You Read Interior Chinatown: What’s Next?

Tara Pai

Finished Charles Yu’s Interior Chinatown? Loved it? Wish there was more? Add these six books featuring traditionally-underrepresented perspectives to your reading list.

Lexington High School’s first community read, Interior Chinatown, provided students with a narrative to reflect on the Asian-American experience. This list contains three novels to expand on this reflection of what it means to a minority in America, as well as three more suggestions that can be found in the school library.

The Book of Unknown Americans by Christina Henríquez

Experience the lives of two Latinx teenagers as members of immigrant families in America. 

Maribel Rivera nearly dies after falling from a ladder and heads to America to receive the treatment she needs, thus leaving her life in Mexico behind. In America, Rivera meets her neighbor, Mayor Toro from Panama, who is one of few who can see her broken soul. Follow their journey together in this tale of love and belonging.

The Namesake by Jhumpa Lahiri

New York Times best-selling author and recipient of the Pulitzer Prize for fiction, Jhumpa Lahiri tells the story of a Bengali family’s immigrant  journey and experience in America. 

Moving from Calcutta, India to Cambridge, Massachusetts, newlyweds Ashoke and Ashima Ganguli, struggle to find their place in society. The couple feels a sense of betrayal towards their culture and traditions when they nickname their son Gogol, after a Russian author. This book explores Gogol’s life and follows his development as a first-generation American who is the son of two Indians with an unconventional name.

Dear Martin by Nic Stone

Learn about the issues faced by a Black high school student as he tries to fit in and discovers the reason why he can’t.

Justyce McAllister is a Black high school student at the top of his class with high aspirations. However, his world gets turned upside down when he is arrested. McAllister begins to write a series of letters to Dr. Martin Luther King Jr. to understand his unfair treatment in American society.
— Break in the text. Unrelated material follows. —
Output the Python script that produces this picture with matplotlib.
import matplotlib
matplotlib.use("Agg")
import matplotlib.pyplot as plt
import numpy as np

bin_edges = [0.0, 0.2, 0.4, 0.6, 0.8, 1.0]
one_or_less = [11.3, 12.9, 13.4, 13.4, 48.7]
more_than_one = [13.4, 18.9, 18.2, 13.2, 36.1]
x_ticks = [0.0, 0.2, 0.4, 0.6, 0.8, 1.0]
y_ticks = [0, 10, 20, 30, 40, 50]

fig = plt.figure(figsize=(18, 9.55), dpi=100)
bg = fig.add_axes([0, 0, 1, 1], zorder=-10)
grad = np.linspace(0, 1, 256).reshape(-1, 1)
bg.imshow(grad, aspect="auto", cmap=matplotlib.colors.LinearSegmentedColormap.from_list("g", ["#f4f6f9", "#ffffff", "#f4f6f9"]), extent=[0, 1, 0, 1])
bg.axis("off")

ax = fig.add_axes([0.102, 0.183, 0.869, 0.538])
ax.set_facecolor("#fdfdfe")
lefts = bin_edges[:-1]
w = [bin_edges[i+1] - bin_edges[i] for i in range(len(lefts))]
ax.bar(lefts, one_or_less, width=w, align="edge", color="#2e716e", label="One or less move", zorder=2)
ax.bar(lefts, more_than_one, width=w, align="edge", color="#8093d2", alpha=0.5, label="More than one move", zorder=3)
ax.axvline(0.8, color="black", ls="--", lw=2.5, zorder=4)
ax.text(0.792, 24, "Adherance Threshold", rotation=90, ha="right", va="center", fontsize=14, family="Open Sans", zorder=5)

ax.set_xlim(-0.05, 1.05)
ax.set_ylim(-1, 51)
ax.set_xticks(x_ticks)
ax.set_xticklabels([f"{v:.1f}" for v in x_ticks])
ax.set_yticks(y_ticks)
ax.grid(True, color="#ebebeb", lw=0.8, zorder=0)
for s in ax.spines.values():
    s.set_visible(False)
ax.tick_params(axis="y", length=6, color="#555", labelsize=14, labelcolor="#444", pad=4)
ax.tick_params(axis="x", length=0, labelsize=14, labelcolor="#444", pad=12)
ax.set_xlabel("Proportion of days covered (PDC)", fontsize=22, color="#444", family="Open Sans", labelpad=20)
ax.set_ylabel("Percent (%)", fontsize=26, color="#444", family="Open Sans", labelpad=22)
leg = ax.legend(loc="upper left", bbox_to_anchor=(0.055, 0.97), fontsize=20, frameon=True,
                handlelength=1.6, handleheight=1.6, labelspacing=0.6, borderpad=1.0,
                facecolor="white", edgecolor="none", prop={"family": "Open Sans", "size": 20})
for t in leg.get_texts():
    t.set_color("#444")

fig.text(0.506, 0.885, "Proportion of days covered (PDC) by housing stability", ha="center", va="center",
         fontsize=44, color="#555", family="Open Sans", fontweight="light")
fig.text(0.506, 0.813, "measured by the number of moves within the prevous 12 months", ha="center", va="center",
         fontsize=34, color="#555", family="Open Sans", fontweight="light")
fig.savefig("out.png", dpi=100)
The novel culminates in a scene in which McAllister gains attention after being involved in a fatal encounter with a white police officer.
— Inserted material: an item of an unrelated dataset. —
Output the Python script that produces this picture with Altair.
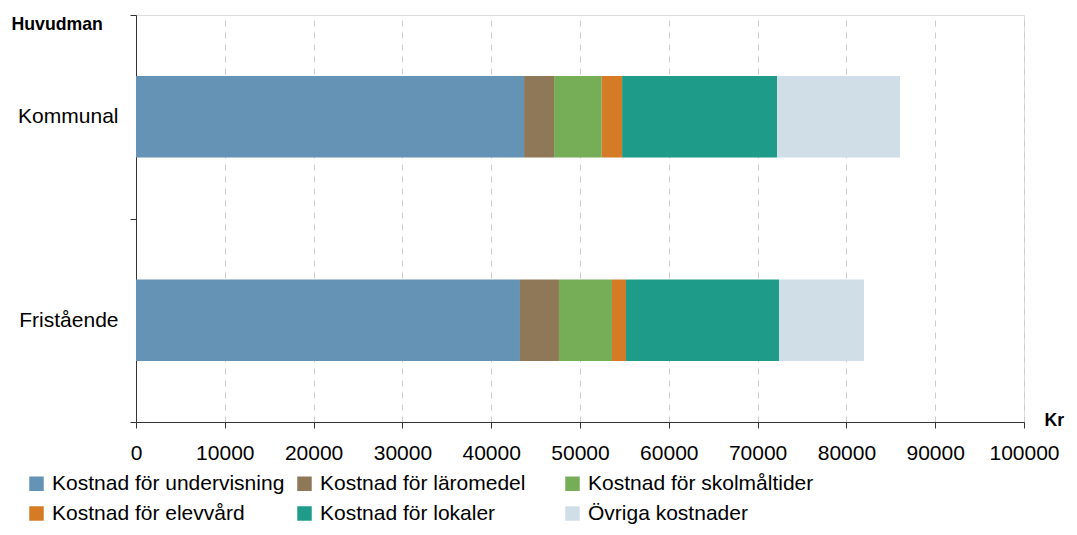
import altair as alt
import pandas as pd

huvudman = ["Kommunal", "Fristående"]
kategorier = [
    "Kostnad för undervisning",
    "Kostnad för läromedel",
    "Kostnad för skolmåltider",
    "Kostnad för elevvård",
    "Kostnad för lokaler",
    "Övriga kostnader",
]
kommunal = [43700, 3380, 5370, 2290, 17450, 13850]
friståend = [43240, 4390, 5970, 1580, 17230, 9570]
farger = ["#6593b5", "#8f7858", "#76ae57", "#d57b26", "#1f9c89", "#d0dee8"]
x_ticks = [0, 10000, 20000, 30000, 40000, 50000, 60000, 70000, 80000, 90000, 100000]

rows = []
for h, vals in zip(huvudman, [kommunal, friståend]):
    for i, (k, v) in enumerate(zip(kategorier, vals)):
        rows.append({"Huvudman": h, "Kategori": k, "Kr": v, "ordning": i})
df = pd.DataFrame(rows)

FONT = "Liberation Sans"

chart = alt.Chart(df).mark_bar(height=alt.RelativeBandSize(band=0.4)).encode(
    y=alt.Y(
        "Huvudman:N",
        sort=huvudman,
        scale=alt.Scale(paddingInner=0, paddingOuter=0),
        axis=alt.Axis(
            title="Huvudman",
            titleAngle=0,
            titleAlign="left",
            titleBaseline="middle",
            titleX=-125,
            titleY=9.5,
            titleFont=FONT,
            titleFontSize=17.7,
            titleFontWeight="bold",
            titleColor="#000",
            labelFont=FONT,
            labelFontSize=21,
            labelColor="#000",
            labelPadding=12,
            tickBand="extent",
            tickSize=6,
            tickColor="#333",
            domainColor="#333",
            grid=False,
        ),
    ),
    x=alt.X(
        "Kr:Q",
        stack="zero",
        scale=alt.Scale(domain=[0, 100000]),
        axis=alt.Axis(
            title="Kr",
            titleAlign="left",
            titleBaseline="middle",
            titleX=908,
            titleY=-2,
            titleFont=FONT,
            titleFontSize=17.7,
            titleFontWeight="bold",
            titleColor="#000",
            values=x_ticks,
            format="d",
            labelFont=FONT,
            labelFontSize=21,
            labelColor="#000",
            labelPadding=14,
            labelOverlap=False,
            labelFlush=False,
            tickSize=6,
            tickColor="#333",
            domainColor="#333",
            grid=True,
            gridColor="#cccccc",
            gridDash=[6, 6],
            gridWidth=1,
        ),
    ),
    color=alt.Color(
        "Kategori:N",
        sort=kategorier,
        scale=alt.Scale(domain=kategorier, range=farger),
        legend=alt.Legend(
            title=None,
            orient="none",
            legendX=-110,
            legendY=458,
            direction="horizontal",
            columns=3,
            gridAlign="all",
            columnPadding=9,
            rowPadding=8,
            symbolType="square",
            symbolSize=210,
            symbolStrokeWidth=0,
            symbolOpacity=1,
            labelFont=FONT,
            labelFontSize=21,
            labelColor="#000",
            labelOffset=5,
            labelLimit=400,
        ),
    ),
    order=alt.Order("ordning:Q", sort="ascending"),
).properties(
    width=888,
    height=407,
    autosize=alt.AutoSizeParams(type="none"),
    padding={"left": 128, "top": 7, "right": 45, "bottom": 105},
).configure_view(stroke=None).configure(background="white")

chart.save("out.html", embed_options={"renderer": "svg", "actions": False})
Top reads from the librarians:

Discover and experience diverse and powerful stories selected by LHS librarian Harriet Wallen.

American Born Chinese by Gene Luen Yang

This story follows three Chinese American kids and explores each of their interrelated lives.  The relationship between the characters becomes apparent with a sudden, unexpected twist. Told in a graphic novel format, this book explores the problems young Chinese Americans face in an intriguing and captivating manner. 

“Like Interior Chinatown, I think it can appeal to multiple kinds of readers,” Wallen said.

The Hate U Give by Angie Thomas

Black teenager Starr Carter’s delicate balance between life in a poor neighborhood and at an affluent suburban preparatory school is broken when her close friend is wrongly shot by a police officer. What really happened that day is up in the air, and only Starr knows the truth. Starr grapples with the pressure knowing that her words could endanger both her life and the lives of those around her. Join Starr as she navigates a sea of struggles and the inequality that comes with being an African American.

The Hate U Give is a popular pick among students at LHS. 

“This is the one everyone was looking to read and it was constantly out of the library,” Wallen said.

The Love and Lies of Rukhsana Ali by Sabina Khan

Rukhsana Ali, a 17-year-old student, is excited to go to Caltech to pursue her goals. When her Muslim parents realize that she is gay, an alien concept in traditional Muslim society, they quickly send her off to Bangladesh. In this novel of self-discovery, the protagonist navigates new challenges in a world of arranged, heterosexual marriages.

Unlike many of the other books in this list that depict entire families trying to find their place in American society, this novel focuses on a family’s rejection of what is acceptable in American society and their child’s response.

The Love and Lies of Rukhsana Ali stood out to Wallen. “I read a lot of [books about minorities in America], that one was good,” Wallen said.

If none of these books are your cup of tea, Wallen encourages a visit to the library. 

“We try our best to buy books that reflect our community… there should be something for everybody and we’re happy to help people find things,” Wallen said.